Collected data >>
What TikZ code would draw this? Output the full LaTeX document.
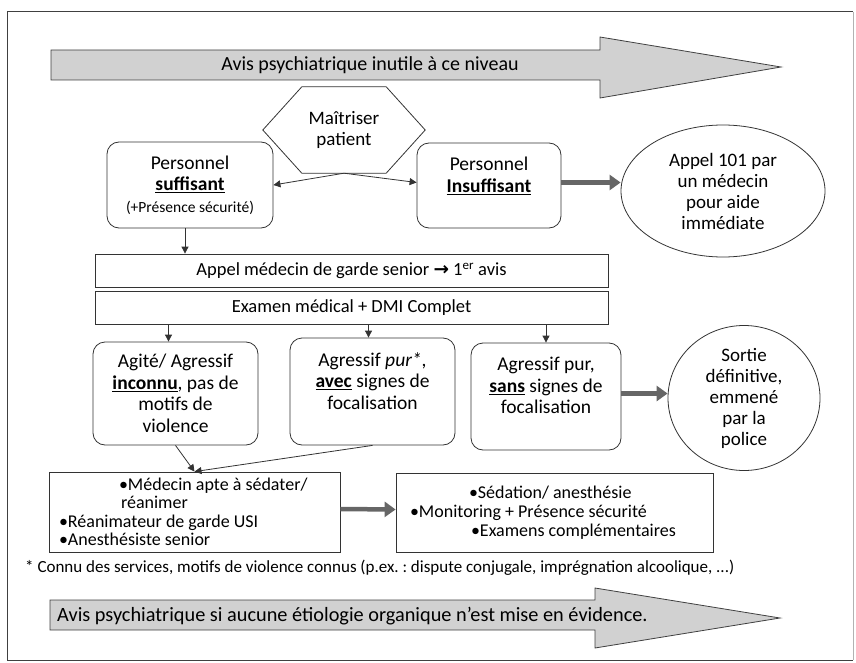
\documentclass[tikz,border=0pt]{standalone}
\usepackage{fontspec}
\setmainfont{Carlito}
\newfontfamily\symbfont{DejaVu Sans}
\usetikzlibrary{arrows.meta,shapes.geometric,positioning}
\frenchspacing

\begin{document}
\begin{tikzpicture}[x=1pt,y=-1pt,
        boite/.style={draw=black!80,line width=0.8pt,rounded corners=12pt,align=center,
            font=\fontsize{19.5}{21.5}\selectfont},
        bande/.style={draw=black!80,line width=0.8pt,align=center,
            font=\fontsize{18.5}{20}\selectfont},
        rond/.style={ellipse,draw=black!80,line width=0.8pt,align=center,inner sep=0pt,
            font=\fontsize{19}{21}\selectfont},
        liste/.style={draw=black!80,line width=0.8pt,align=flush left,inner xsep=10pt,
            font=\fontsize{18}{18.5}\selectfont},
        fine/.style={draw=black!80,line width=0.8pt,-{Triangle[length=7pt,width=7pt]}},
        grosse/.style={draw=black!60,line width=4.5pt,-{Triangle[length=11pt,width=15pt]}},
        bigfleche/.style={draw=black!75,fill=flechegris,line width=0.8pt}
    ]
    \colorlet{flechegris}{black!18}

    % cadre
    \useasboundingbox (0,0) rectangle (856,663);
    \draw[black!75,line width=1pt] (853,12) -- (7,12) -- (7,660) -- (853,660);
    \draw[black!30,line width=0.8pt] (853,12) -- (853,660);

    % fleche du haut
    \draw[bigfleche] (51,50) -- (600,50) -- (600,37) -- (781,67) -- (600,98) -- (600,80) -- (51,80) -- cycle;
    \node (avis1) [font=\fontsize{20}{22}\selectfont] at (370,65) {Avis psychiatrique inutile à ce niveau};

    % maitriser
    \node (hex) [minimum width=162pt,minimum height=86pt,align=center,
        font=\fontsize{19}{21}\selectfont] at (344,130) {Maîtriser\\patient};
    \draw[black!80,line width=0.8pt] (hex.west) -- ([xshift=39pt]hex.north west) -- ([xshift=-39pt]hex.north east)
        -- (hex.east) -- ([xshift=-39pt]hex.south east) -- ([xshift=39pt]hex.south west) -- cycle;

    \node (suff) [boite,minimum width=166pt,minimum height=86pt] at (190,185)
        {Personnel\\\underline{\textbf{suffisant}}\\{\fontsize{15.5}{18}\selectfont(+Présence sécurité)}};
    \node (insuff) [boite,minimum width=144pt,minimum height=85pt] at (489,185.5)
        {Personnel\\\underline{\textbf{Insuffisant}}\\\mbox{}};
    \node (appel101) [rond,minimum width=204pt,minimum height=132pt] at (723,191)
        {Appel 101 par\\un médecin\\pour aide\\immédiate};

    \draw[fine] (hex.south) -- (suff.east);
    \draw[fine] (hex.south) -- ([yshift=3pt]insuff.west);
    \draw[grosse] ([yshift=3pt]insuff.east) -- ([yshift=3pt]insuff.east -| appel101.west);

    % appel et examen
    \node (appel) [bande,minimum width=513pt,minimum height=33pt] at (351.5,270.5)
        {Appel médecin de garde senior {\symbfont\bfseries →} 1\textsuperscript{er} avis};
    \node (examen) [bande,minimum width=513pt,minimum height=33pt] at (351.5,307.5)
        {Examen médical + DMI Complet};
    \draw[fine] ([xshift=-5pt]suff.south) -- ([xshift=-5pt]suff.south |- appel.north);

    % trois cas
    \node (agite) [boite,minimum width=165pt,minimum height=103pt] at (175.5,393.5)
        {Agité/ Agressif\\\underline{\textbf{inconnu}}, pas de\\motifs de\\violence};
    \node (pur) [boite,minimum width=165pt,minimum height=107pt] at (372.5,391.5)
        {Agressif \textit{pur*},\\\underline{\textbf{avec}} signes de\\focalisation\\\mbox{}};
    \node (sans) [boite,minimum width=150pt,minimum height=107pt] at (546,396.5)
        {Agressif pur,\\\underline{\textbf{sans}} signes de\\focalisation\\\mbox{}};
    \node (sortie) [rond,minimum width=152pt,minimum height=145pt] at (744,398)
        {Sortie\\définitive,\\emmené\\par la\\police};

    \draw[fine] ([xshift=-7pt]examen.south -| agite.north) -- ([xshift=-7pt]agite.north);
    \draw[fine] ([xshift=-4pt]examen.south -| pur.north) -- ([xshift=-4pt]pur.north);
    \draw[fine] (examen.south -| sans.north) -- (sans.north);
    \draw[grosse] ([yshift=3pt]sans.east) -- ([yshift=3pt]sans.east -| sortie.west);

    % prise en charge
    \node (medecin) [liste,minimum width=291pt,minimum height=80pt,text width=271pt] at (194.5,512)
        {\hspace*{60pt}•Médecin apte à sédater/\\\hspace*{62pt}réanimer\\•Réanimateur de garde USI\\•Anesthésiste senior};
    \node (soins) [liste,minimum width=317pt,minimum height=79pt,text width=289pt,inner xsep=14pt,
        font=\fontsize{18}{19}\selectfont] at (554.5,512.5)
        {\hspace*{59pt}•Sédation/ anesthésie\\•Monitoring + Présence sécurité\\\hspace*{61pt}•Examens complémentaires};

    \draw[fine] (agite.south) -- (medecin.north);
    \draw[fine] (pur.south) -- (medecin.north);
    \draw[grosse] ([yshift=3pt]medecin.east) -- ([yshift=3pt]soins.west);

    \node (note) [anchor=west,inner sep=0pt,font=\fontsize{17}{19}\selectfont] at (25,568)
        {* Connu des services, motifs de violence connus (p.ex.~: dispute conjugale, imprégnation alcoolique, ...)};

    % fleche du bas
    \draw[bigfleche] (50,600) -- (595,600) -- (595,588) -- (780,618) -- (595,648) -- (595,630) -- (50,630) -- cycle;
    \node (avis2) [anchor=west,inner sep=0pt,font=\fontsize{20.3}{22}\selectfont] at (57,616)
        {Avis psychiatrique si aucune étiologie organique n’est mise en évidence.};
\end{tikzpicture}
\end{document}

Given request >> Repeat the listing verbatim. Skip the pictures.

In response >>
What TikZ code would draw this? Output the full LaTeX document.
\documentclass[tikz,border=0pt]{standalone}
\usepackage{fontspec}
\setmainfont{Carlito}
\newfontfamily\symbfont{DejaVu Sans}
\usetikzlibrary{arrows.meta,shapes.geometric,positioning}
\frenchspacing

\begin{document}
\begin{tikzpicture}[x=1pt,y=-1pt,
        boite/.style={draw=black!80,line width=0.8pt,rounded corners=12pt,align=center,
            font=\fontsize{19.5}{21.5}\selectfont},
        bande/.style={draw=black!80,line width=0.8pt,align=center,
            font=\fontsize{18.5}{20}\selectfont},
        rond/.style={ellipse,draw=black!80,line width=0.8pt,align=center,inner sep=0pt,
            font=\fontsize{19}{21}\selectfont},
        liste/.style={draw=black!80,line width=0.8pt,align=flush left,inner xsep=10pt,
            font=\fontsize{18}{18.5}\selectfont},
        fine/.style={draw=black!80,line width=0.8pt,-{Triangle[length=7pt,width=7pt]}},
        grosse/.style={draw=black!60,line width=4.5pt,-{Triangle[length=11pt,width=15pt]}},
        bigfleche/.style={draw=black!75,fill=flechegris,line width=0.8pt}
    ]
    \colorlet{flechegris}{black!18}

    % cadre
    \useasboundingbox (0,0) rectangle (856,663);
    \draw[black!75,line width=1pt] (853,12) -- (7,12) -- (7,660) -- (853,660);
    \draw[black!30,line width=0.8pt] (853,12) -- (853,660);

    % fleche du haut
    \draw[bigfleche] (51,50) -- (600,50) -- (600,37) -- (781,67) -- (600,98) -- (600,80) -- (51,80) -- cycle;
    \node (avis1) [font=\fontsize{20}{22}\selectfont] at (370,65) {Avis psychiatrique inutile à ce niveau};

    % maitriser
    \node (hex) [minimum width=162pt,minimum height=86pt,align=center,
        font=\fontsize{19}{21}\selectfont] at (344,130) {Maîtriser\\patient};
    \draw[black!80,line width=0.8pt] (hex.west) -- ([xshift=39pt]hex.north west) -- ([xshift=-39pt]hex.north east)
        -- (hex.east) -- ([xshift=-39pt]hex.south east) -- ([xshift=39pt]hex.south west) -- cycle;

    \node (suff) [boite,minimum width=166pt,minimum height=86pt] at (190,185)
        {Personnel\\\underline{\textbf{suffisant}}\\{\fontsize{15.5}{18}\selectfont(+Présence sécurité)}};
    \node (insuff) [boite,minimum width=144pt,minimum height=85pt] at (489,185.5)
        {Personnel\\\underline{\textbf{Insuffisant}}\\\mbox{}};
    \node (appel101) [rond,minimum width=204pt,minimum height=132pt] at (723,191)
        {Appel 101 par\\un médecin\\pour aide\\immédiate};

    \draw[fine] (hex.south) -- (suff.east);
    \draw[fine] (hex.south) -- ([yshift=3pt]insuff.west);
    \draw[grosse] ([yshift=3pt]insuff.east) -- ([yshift=3pt]insuff.east -| appel101.west);

    % appel et examen
    \node (appel) [bande,minimum width=513pt,minimum height=33pt] at (351.5,270.5)
        {Appel médecin de garde senior {\symbfont\bfseries →} 1\textsuperscript{er} avis};
    \node (examen) [bande,minimum width=513pt,minimum height=33pt] at (351.5,307.5)
        {Examen médical + DMI Complet};
    \draw[fine] ([xshift=-5pt]suff.south) -- ([xshift=-5pt]suff.south |- appel.north);

    % trois cas
    \node (agite) [boite,minimum width=165pt,minimum height=103pt] at (175.5,393.5)
        {Agité/ Agressif\\\underline{\textbf{inconnu}}, pas de\\motifs de\\violence};
    \node (pur) [boite,minimum width=165pt,minimum height=107pt] at (372.5,391.5)
        {Agressif \textit{pur*},\\\underline{\textbf{avec}} signes de\\focalisation\\\mbox{}};
    \node (sans) [boite,minimum width=150pt,minimum height=107pt] at (546,396.5)
        {Agressif pur,\\\underline{\textbf{sans}} signes de\\focalisation\\\mbox{}};
    \node (sortie) [rond,minimum width=152pt,minimum height=145pt] at (744,398)
        {Sortie\\définitive,\\emmené\\par la\\police};

    \draw[fine] ([xshift=-7pt]examen.south -| agite.north) -- ([xshift=-7pt]agite.north);
    \draw[fine] ([xshift=-4pt]examen.south -| pur.north) -- ([xshift=-4pt]pur.north);
    \draw[fine] (examen.south -| sans.north) -- (sans.north);
    \draw[grosse] ([yshift=3pt]sans.east) -- ([yshift=3pt]sans.east -| sortie.west);

    % prise en charge
    \node (medecin) [liste,minimum width=291pt,minimum height=80pt,text width=271pt] at (194.5,512)
        {\hspace*{60pt}•Médecin apte à sédater/\\\hspace*{62pt}réanimer\\•Réanimateur de garde USI\\•Anesthésiste senior};
    \node (soins) [liste,minimum width=317pt,minimum height=79pt,text width=289pt,inner xsep=14pt,
        font=\fontsize{18}{19}\selectfont] at (554.5,512.5)
        {\hspace*{59pt}•Sédation/ anesthésie\\•Monitoring + Présence sécurité\\\hspace*{61pt}•Examens complémentaires};

    \draw[fine] (agite.south) -- (medecin.north);
    \draw[fine] (pur.south) -- (medecin.north);
    \draw[grosse] ([yshift=3pt]medecin.east) -- ([yshift=3pt]soins.west);

    \node (note) [anchor=west,inner sep=0pt,font=\fontsize{17}{19}\selectfont] at (25,568)
        {* Connu des services, motifs de violence connus (p.ex.~: dispute conjugale, imprégnation alcoolique, ...)};

    % fleche du bas
    \draw[bigfleche] (50,600) -- (595,600) -- (595,588) -- (780,618) -- (595,648) -- (595,630) -- (50,630) -- cycle;
    \node (avis2) [anchor=west,inner sep=0pt,font=\fontsize{20.3}{22}\selectfont] at (57,616)
        {Avis psychiatrique si aucune étiologie organique n’est mise en évidence.};
\end{tikzpicture}
\end{document}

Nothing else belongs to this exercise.